La possibilité de gérer leur temps du travail est le propre de certaines professions comme les cadres, managers ou professions libérales. Ce n’est pas le cas des infirmières ou des enseignants qui doivent assurer leur fonction à l’intérieur d’horaires fixés. Pour eux, le temps de travail est contraint. Mais ce temps de travail ne correspond plus aujourd’hui qu’à une petite part de leur temps de vie : loisirs, consommation, travail domestique, transports, vie de famille, engagements personnels occupent aujourd’hui plus de temps que celui du travail. Gérer son temps, c’est aussi apprendre à le modeler à sa guise, et de plus en plus en dehors du travail.

 


 

Gestion du temps : quelques règles d'or

 

Les manuels de gestion du temps (il en existe des dizaines) reposent tous sur un petit nombre de principes.

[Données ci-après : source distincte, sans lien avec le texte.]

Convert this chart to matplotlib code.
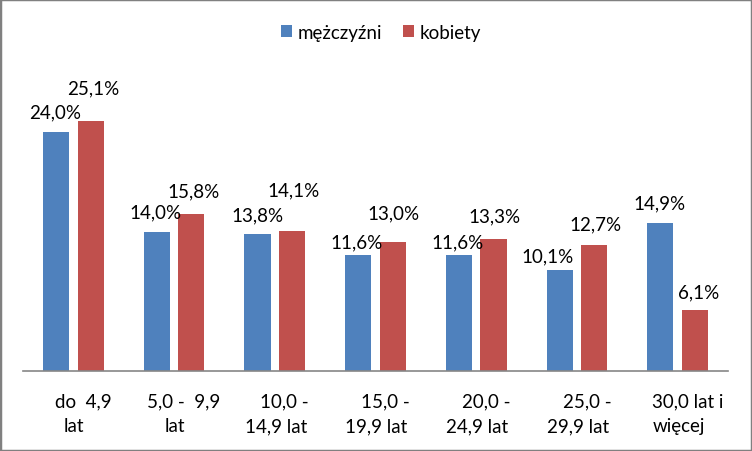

• Redéfinir ses priorités. Gérer son temps, c’est d’abord faire des choix sur ce qui compte vraiment, plaisir compris.



• Éliminer. Gagner du temps, c’est savoir éliminer le superflu et repousser les dévoreurs de temps.



• Évaluer. Définir des buts précis dans un temps limité et non des objectifs vagues. 



• Connaître ses rythmes. Concentrer ses tâches les plus difficile dans le moment de la journée où l’on est le plus efficace. C’est la loi des 20/80. 



• Repousser le perfectionnisme (qui diffère sans cesse l’avancée d’une tâche).



• Ne pas procrastiner (qui remet tout au lendemain) en « découpant la montagne en morceaux ».



• S’accorder des pauses et des récompenses à la fin de chaque mission accomplie.